En même temps, il est possible de se mettre à la place de Louis-Napoléon : si c'est passé en Crimée, en Italie, et au Mexique, pourquoi cela ne passerait-il pas en Prusse ?
Pour le Mexique, la campagne d'invasion a été un succès et l'armée impériale est victorieuse en rase campagne. C'est la guérilla juariste qu'elle n'arrive pas à réduire, et qui maintient les hostilités le temps que les conditions géopolitiques changent. Mais avec les Prussiens, il n'y aura pas de guérilla, nous sommes entre gens civilisés !
(Du reste, je ne sais pas si les Français, comme les Prussiens, avaient donné des ordres stricts de passer par les armes tout civil ennemi surpris les armes à la main)
Napoléon III n'est pas un militaire, et ne s'en cache pas ; après ses études à l'École militaire centrale fédérale de Thoune, il n'a pas servi dans une armée. Il est normal qu'il s'appuie sur ses généraux. Avec l'expérience trompeuse de ses victoires passées, notamment de l'Italie, où la victoire a été obtenue par des batailles de rencontres peu ou pas préparées, il ne doit pas avoir les moyens d'évaluer le niveau de préparation de son armée.
Pour ce qui est de sa stratégie internationale, elle ne paraît pas sotte sur l'ensemble de son règne, sauf à la fin :
- Faire la paix avec l'Angleterre
- Affaiblir la Russie - ennemi continental de la France napoléonienne - en renforçant son vieil ennemi, l'empire ottoman
- Affaiblir l'Autriche - autre ennemi continental - en lui créant un adversaire au sud, le royaume italien
- Profiter du désordre en Amérique du nord pour tenter de s'y créer un État allié qui concurrencerait les USA - parlait-on déjà des "États-Unis du Mexique", véritable nom du pays ? Cela permettrait également de maintenir l'influence française dans l'Atlantique
- Étendre l'empire colonial français, sans concurrencer les autres puissances européennes, en Cochinchine, en Syrie, à Madagascar.
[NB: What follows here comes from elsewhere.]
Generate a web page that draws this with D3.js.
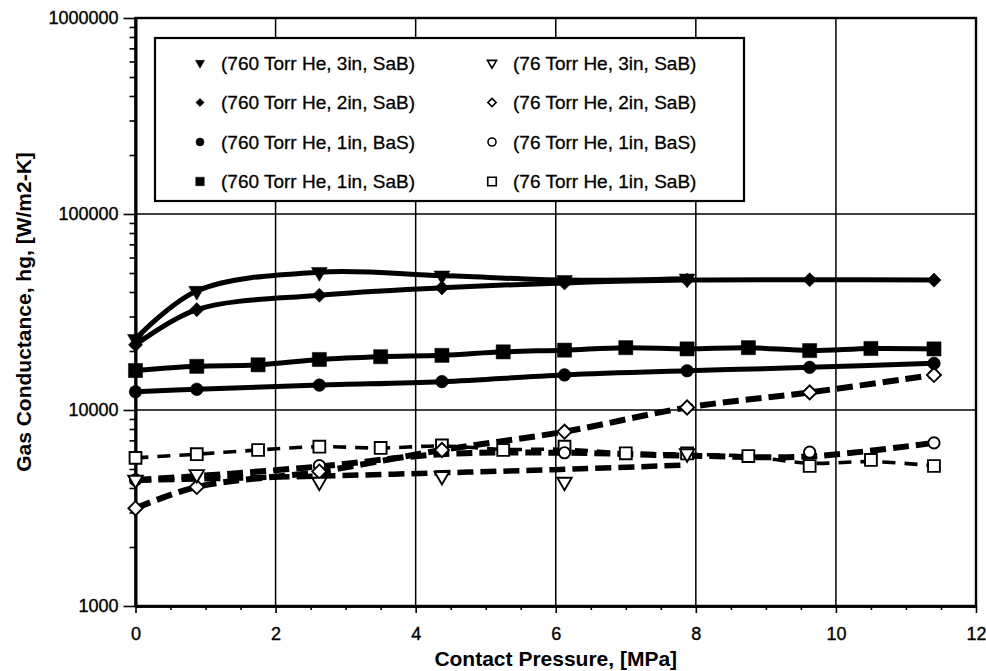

Sa seule véritable erreur est de ne pas savoir traiter la Prusse, et d'accepter que celle-ci lance l'unification allemande, et notamment en annexant les états catholiques du sud. Il aurait pourtant pu jouer deux cartes :
- La plus évidente : soutenir l'Autriche en 1866. Plus qu'avec la guerre de 1870, c'est là où tout s'est joué.
- La plus visionnaire : soutenir, au nom du principe des nationalités, les droits des minorités en territoire allemand (tchèque, polonaises), afin de compliquer l'opération prussienne, susciter des révoltes, créer des alliés, bref, créer la situation de 1918.
Je suis persuadé qu'à l'exception de l'Alsace-Moselle, tout était déjà joué avant la guerre de 1870, de sorte qu'à moins d'une victoire écrasante de la France, l'unification allemande était inéluctable, ainsi que le déséquilibre géopolitique qui allait mener aux deux guerres mondiales.